BEGIN Materials provided
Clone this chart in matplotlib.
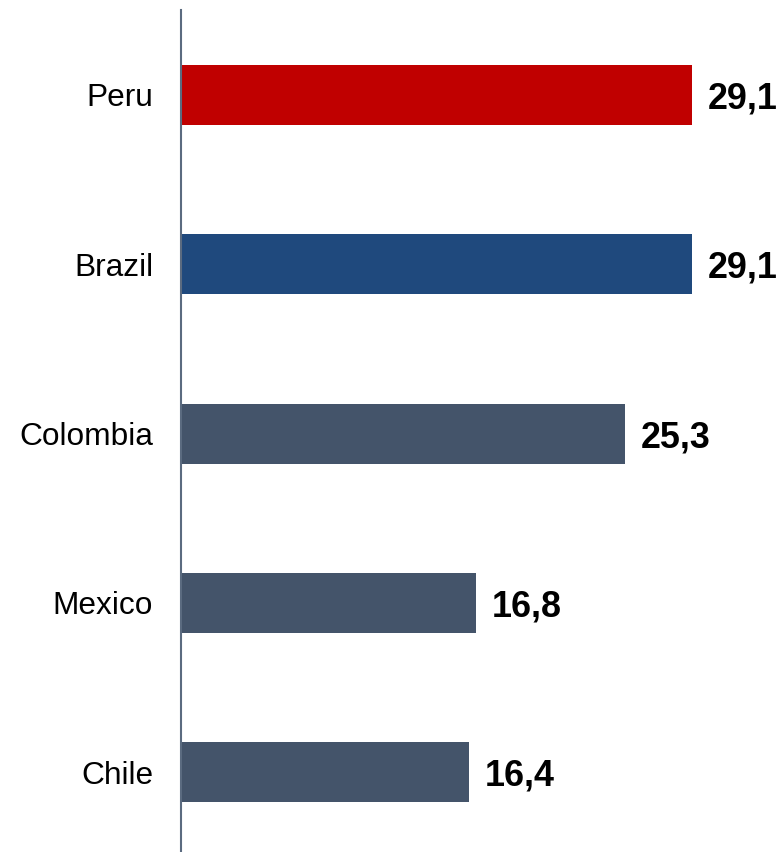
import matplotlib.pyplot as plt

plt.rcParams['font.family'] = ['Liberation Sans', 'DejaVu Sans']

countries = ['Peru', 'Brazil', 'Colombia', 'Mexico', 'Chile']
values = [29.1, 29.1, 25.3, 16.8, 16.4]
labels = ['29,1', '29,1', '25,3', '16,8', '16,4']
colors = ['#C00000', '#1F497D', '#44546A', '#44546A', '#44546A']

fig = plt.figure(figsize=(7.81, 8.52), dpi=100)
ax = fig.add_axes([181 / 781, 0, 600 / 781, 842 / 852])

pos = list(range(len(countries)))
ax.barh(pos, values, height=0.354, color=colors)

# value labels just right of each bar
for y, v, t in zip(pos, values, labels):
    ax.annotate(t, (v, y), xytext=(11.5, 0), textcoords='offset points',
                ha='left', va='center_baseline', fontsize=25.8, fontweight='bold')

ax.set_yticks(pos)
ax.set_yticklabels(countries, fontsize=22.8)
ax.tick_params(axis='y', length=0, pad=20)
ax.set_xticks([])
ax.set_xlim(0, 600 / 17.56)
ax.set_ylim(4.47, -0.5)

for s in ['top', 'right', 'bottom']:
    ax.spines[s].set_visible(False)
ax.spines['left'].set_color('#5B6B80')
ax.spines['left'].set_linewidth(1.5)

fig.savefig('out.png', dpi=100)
END Materials provided
BEGIN Materials provided
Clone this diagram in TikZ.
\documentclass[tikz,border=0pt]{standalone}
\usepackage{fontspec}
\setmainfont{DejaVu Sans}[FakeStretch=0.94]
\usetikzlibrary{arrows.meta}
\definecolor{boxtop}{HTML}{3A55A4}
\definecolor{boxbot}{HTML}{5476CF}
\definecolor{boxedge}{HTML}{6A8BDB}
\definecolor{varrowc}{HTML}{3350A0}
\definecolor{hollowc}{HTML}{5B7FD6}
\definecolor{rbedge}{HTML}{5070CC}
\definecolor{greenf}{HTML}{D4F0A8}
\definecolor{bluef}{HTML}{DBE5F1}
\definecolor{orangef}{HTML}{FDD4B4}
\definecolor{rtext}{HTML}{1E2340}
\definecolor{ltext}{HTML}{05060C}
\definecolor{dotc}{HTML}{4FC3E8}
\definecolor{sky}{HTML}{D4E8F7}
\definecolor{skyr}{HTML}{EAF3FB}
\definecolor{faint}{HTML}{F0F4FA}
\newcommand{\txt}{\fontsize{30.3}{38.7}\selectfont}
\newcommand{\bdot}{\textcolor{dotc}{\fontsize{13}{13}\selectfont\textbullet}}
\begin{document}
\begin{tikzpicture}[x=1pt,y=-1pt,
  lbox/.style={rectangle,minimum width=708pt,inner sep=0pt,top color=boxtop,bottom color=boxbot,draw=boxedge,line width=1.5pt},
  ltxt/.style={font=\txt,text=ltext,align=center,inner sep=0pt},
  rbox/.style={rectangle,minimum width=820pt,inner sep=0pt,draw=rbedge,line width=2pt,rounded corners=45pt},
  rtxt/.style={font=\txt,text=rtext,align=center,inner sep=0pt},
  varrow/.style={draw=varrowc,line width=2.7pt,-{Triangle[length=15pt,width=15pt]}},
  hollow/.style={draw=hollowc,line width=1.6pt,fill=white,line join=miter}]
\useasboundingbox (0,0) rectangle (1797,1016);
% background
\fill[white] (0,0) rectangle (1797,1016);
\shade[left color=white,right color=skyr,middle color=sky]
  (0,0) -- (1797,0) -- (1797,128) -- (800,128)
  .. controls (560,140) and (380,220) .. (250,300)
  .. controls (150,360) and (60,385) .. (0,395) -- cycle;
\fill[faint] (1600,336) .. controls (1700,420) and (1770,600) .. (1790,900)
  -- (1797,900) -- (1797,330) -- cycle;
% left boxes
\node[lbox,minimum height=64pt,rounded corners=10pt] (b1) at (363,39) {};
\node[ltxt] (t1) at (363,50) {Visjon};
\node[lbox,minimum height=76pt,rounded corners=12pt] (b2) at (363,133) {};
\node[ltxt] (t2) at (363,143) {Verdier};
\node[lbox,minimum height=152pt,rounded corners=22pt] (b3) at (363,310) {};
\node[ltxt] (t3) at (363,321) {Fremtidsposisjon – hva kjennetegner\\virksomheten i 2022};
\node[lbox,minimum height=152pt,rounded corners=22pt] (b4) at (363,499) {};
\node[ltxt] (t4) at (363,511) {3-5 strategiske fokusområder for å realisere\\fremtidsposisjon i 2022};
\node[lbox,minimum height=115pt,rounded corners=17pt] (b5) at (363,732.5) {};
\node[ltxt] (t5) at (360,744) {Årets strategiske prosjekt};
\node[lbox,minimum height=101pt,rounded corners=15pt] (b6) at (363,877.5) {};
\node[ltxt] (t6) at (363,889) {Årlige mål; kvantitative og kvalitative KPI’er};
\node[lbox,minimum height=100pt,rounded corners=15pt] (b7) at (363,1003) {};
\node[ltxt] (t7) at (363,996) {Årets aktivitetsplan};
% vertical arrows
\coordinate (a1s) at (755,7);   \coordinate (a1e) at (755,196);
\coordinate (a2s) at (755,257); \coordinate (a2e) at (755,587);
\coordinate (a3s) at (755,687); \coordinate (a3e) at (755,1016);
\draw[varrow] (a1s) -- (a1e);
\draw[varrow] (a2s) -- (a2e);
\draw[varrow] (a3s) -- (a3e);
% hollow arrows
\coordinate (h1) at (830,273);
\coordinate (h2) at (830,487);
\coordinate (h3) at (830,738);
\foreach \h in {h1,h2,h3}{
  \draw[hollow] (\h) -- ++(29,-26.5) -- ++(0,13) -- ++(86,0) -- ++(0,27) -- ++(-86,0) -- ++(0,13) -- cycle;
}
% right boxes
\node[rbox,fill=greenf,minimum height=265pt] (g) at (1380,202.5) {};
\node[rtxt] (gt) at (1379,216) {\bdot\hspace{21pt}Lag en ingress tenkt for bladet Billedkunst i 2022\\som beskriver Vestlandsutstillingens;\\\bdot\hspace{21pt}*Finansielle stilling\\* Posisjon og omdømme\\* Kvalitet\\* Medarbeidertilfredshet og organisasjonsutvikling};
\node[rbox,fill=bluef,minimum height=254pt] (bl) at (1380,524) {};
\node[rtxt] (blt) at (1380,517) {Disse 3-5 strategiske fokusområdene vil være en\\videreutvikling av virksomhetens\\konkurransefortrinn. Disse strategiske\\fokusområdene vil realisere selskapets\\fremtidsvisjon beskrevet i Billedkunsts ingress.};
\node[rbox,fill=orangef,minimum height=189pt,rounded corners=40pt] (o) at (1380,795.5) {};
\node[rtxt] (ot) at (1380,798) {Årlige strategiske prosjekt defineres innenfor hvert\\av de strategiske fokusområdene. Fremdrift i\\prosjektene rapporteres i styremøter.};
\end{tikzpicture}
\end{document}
END Materials provided
■ **Problem statement**:
Repeat exactly the stretch of lines that opens with the line containing "Clone this chart in matplotlib." and closes with the line containing "colors = ['#C00000', '#1F497D', '#44546A', '#44546A', '#44546A']". Leave the pictures out, and add nothing.

■ **Output of the task**:
Clone this chart in matplotlib.
import matplotlib.pyplot as plt

plt.rcParams['font.family'] = ['Liberation Sans', 'DejaVu Sans']

countries = ['Peru', 'Brazil', 'Colombia', 'Mexico', 'Chile']
values = [29.1, 29.1, 25.3, 16.8, 16.4]
labels = ['29,1', '29,1', '25,3', '16,8', '16,4']
colors = ['#C00000', '#1F497D', '#44546A', '#44546A', '#44546A']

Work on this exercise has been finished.